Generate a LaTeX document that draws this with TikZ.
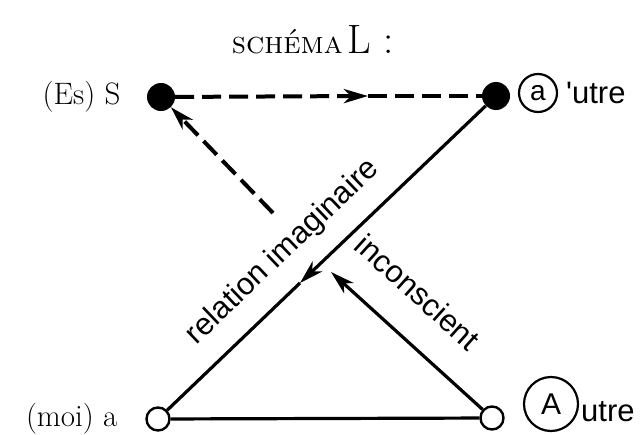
\documentclass[tikz,border=0pt]{standalone}
\usepackage{fontspec}
\newfontfamily\lab{Liberation Sans}
\usetikzlibrary{arrows.meta}
\begin{document}
\begin{tikzpicture}[x=1pt,y=-1pt,
  dot/.style={circle,fill=black,inner sep=0pt,minimum size=28pt},
  odot/.style={circle,draw=black,line width=2.4pt,fill=white,inner sep=0pt,minimum size=23pt},
  ring/.style={circle,draw=black,line width=2.2pt,inner sep=0pt},
  solidline/.style={line width=3.2pt},
  dashline/.style={line width=4pt,dash pattern=on 19pt off 8pt},
  tip/.style={-{Stealth[length=24pt,width=14pt,inset=7pt]}},
  lbl/.style={font=\lab\fontsize{31}{31}\selectfont},
  side/.style={font=\fontsize{31}{31}\selectfont}]
\useasboundingbox (0,0) rectangle (642,434);
% title
\node (title) at (313,40) {\fontsize{31}{31}\selectfont\textsc{schéma}\,\fontsize{41}{41}\selectfont L :};
% points
\node[dot] (S) at (161,97) {};
\node[dot] (ap) at (496,96) {};
\node[odot] (a) at (158,419) {};
\node[odot] (A) at (492,418) {};
% side labels
\node[side, anchor=east] (Slab) at (124,97) {(Es) S};
\node[side, anchor=east] (alab) at (121,419) {(moi) a};
\node[ring, minimum size=38pt, font=\lab\fontsize{28}{28}\selectfont] (apc) at (538,93) {a};
\node[lbl, anchor=west, inner sep=0pt] (aplab) at (566,93) {'utre};
\node[ring, minimum size=54pt, font=\lab\fontsize{30}{30}\selectfont] (Ac) at (551,404) {A};
\node[lbl, anchor=west, inner sep=0pt] (Alab) at (581,412) {utre};
% helper coordinates
\coordinate (m1) at (368,96);
\coordinate (m2) at (300,283);
\coordinate (i1) at (331,272);
\coordinate (i2) at (273,213);
% connectors
\draw[dashline,tip] (S) -- (m1);
\draw[dashline] (m1) -- (ap);
\draw[solidline,tip] (ap) -- (m2);
\draw[solidline] (m2) -- (a);
\draw[solidline] (A) -- (a);
\draw[solidline,tip] (A) -- (i1);
\draw[dashline,tip] (i2) -- (S);
% diagonal labels
\node[lbl, rotate=43.6] (rel) at (283,252) {relation imaginaire};
\node[lbl, rotate=-42] (inc) at (418,292) {inconscient};
\end{tikzpicture}
\end{document}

* [Exercise]
Without the pictures, write out all of the material exactly.

* [Result below]
Generate a LaTeX document that draws this with TikZ.
\documentclass[tikz,border=0pt]{standalone}
\usepackage{fontspec}
\newfontfamily\lab{Liberation Sans}
\usetikzlibrary{arrows.meta}
\begin{document}
\begin{tikzpicture}[x=1pt,y=-1pt,
  dot/.style={circle,fill=black,inner sep=0pt,minimum size=28pt},
  odot/.style={circle,draw=black,line width=2.4pt,fill=white,inner sep=0pt,minimum size=23pt},
  ring/.style={circle,draw=black,line width=2.2pt,inner sep=0pt},
  solidline/.style={line width=3.2pt},
  dashline/.style={line width=4pt,dash pattern=on 19pt off 8pt},
  tip/.style={-{Stealth[length=24pt,width=14pt,inset=7pt]}},
  lbl/.style={font=\lab\fontsize{31}{31}\selectfont},
  side/.style={font=\fontsize{31}{31}\selectfont}]
\useasboundingbox (0,0) rectangle (642,434);
% title
\node (title) at (313,40) {\fontsize{31}{31}\selectfont\textsc{schéma}\,\fontsize{41}{41}\selectfont L :};
% points
\node[dot] (S) at (161,97) {};
\node[dot] (ap) at (496,96) {};
\node[odot] (a) at (158,419) {};
\node[odot] (A) at (492,418) {};
% side labels
\node[side, anchor=east] (Slab) at (124,97) {(Es) S};
\node[side, anchor=east] (alab) at (121,419) {(moi) a};
\node[ring, minimum size=38pt, font=\lab\fontsize{28}{28}\selectfont] (apc) at (538,93) {a};
\node[lbl, anchor=west, inner sep=0pt] (aplab) at (566,93) {'utre};
\node[ring, minimum size=54pt, font=\lab\fontsize{30}{30}\selectfont] (Ac) at (551,404) {A};
\node[lbl, anchor=west, inner sep=0pt] (Alab) at (581,412) {utre};
% helper coordinates
\coordinate (m1) at (368,96);
\coordinate (m2) at (300,283);
\coordinate (i1) at (331,272);
\coordinate (i2) at (273,213);
% connectors
\draw[dashline,tip] (S) -- (m1);
\draw[dashline] (m1) -- (ap);
\draw[solidline,tip] (ap) -- (m2);
\draw[solidline] (m2) -- (a);
\draw[solidline] (A) -- (a);
\draw[solidline,tip] (A) -- (i1);
\draw[dashline,tip] (i2) -- (S);
% diagonal labels
\node[lbl, rotate=43.6] (rel) at (283,252) {relation imaginaire};
\node[lbl, rotate=-42] (inc) at (418,292) {inconscient};
\end{tikzpicture}
\end{document}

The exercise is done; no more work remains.